Ohio is one of 12 states that allow teachers to strike. The other states are Alaska, California, Colorado, Montana, Oregon, Pennsylvania, Vermont, Illinois, Minnesota, Louisiana and Wisconsin. In Wisconsin, both the school administration and the teachers must agree to go out on strike before one can happen.

According to Mary Ann Philabaum, president of the Ironton Education Association, there is currently no consensus among city teachers as to this bill.

“I don’t know how the teaching staff would feel and I would hate to give a comment,” she said. “As far as I am aware I have been here 31 years, we have never had a strike.”

Twice in the past two decades, teachers came close to striking, but settled before that action was taken.
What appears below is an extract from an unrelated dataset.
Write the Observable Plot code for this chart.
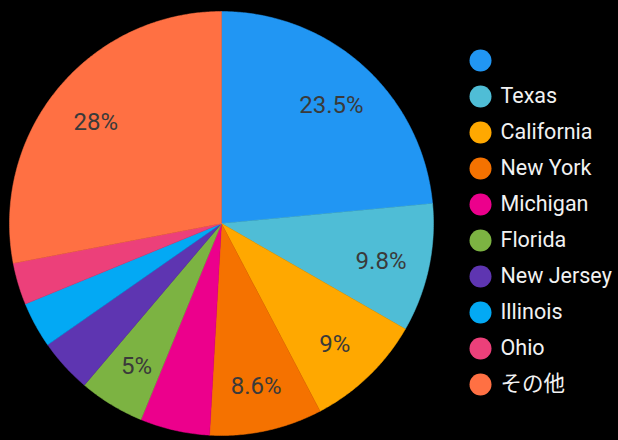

Statewide, the Ohio Education Association has gone on the record against the proposal.

“The OEA strongly opposes any weakening of Ohio’s long-standing collective bargaining law,” Michele Prater, OEA spokesperson, said. “The social reform proposal to undermine the right to strike would undermine a carefully balanced law that has proven successful in helping educators and schools resolve issues to their mutual benefit.”

Carey intends to call before the upcoming committee hearings school personnel, including teachers, who have gone through previous strikes.

“Teachers who don’t want to be put in that position,” Carey said. “I just want people to know I am open to their ideas on this legislation. Introducing the bill is just a starting point and I am sure we will have a full discussion.”

The OEA will be closely monitoring the progress of the bill, Prater said.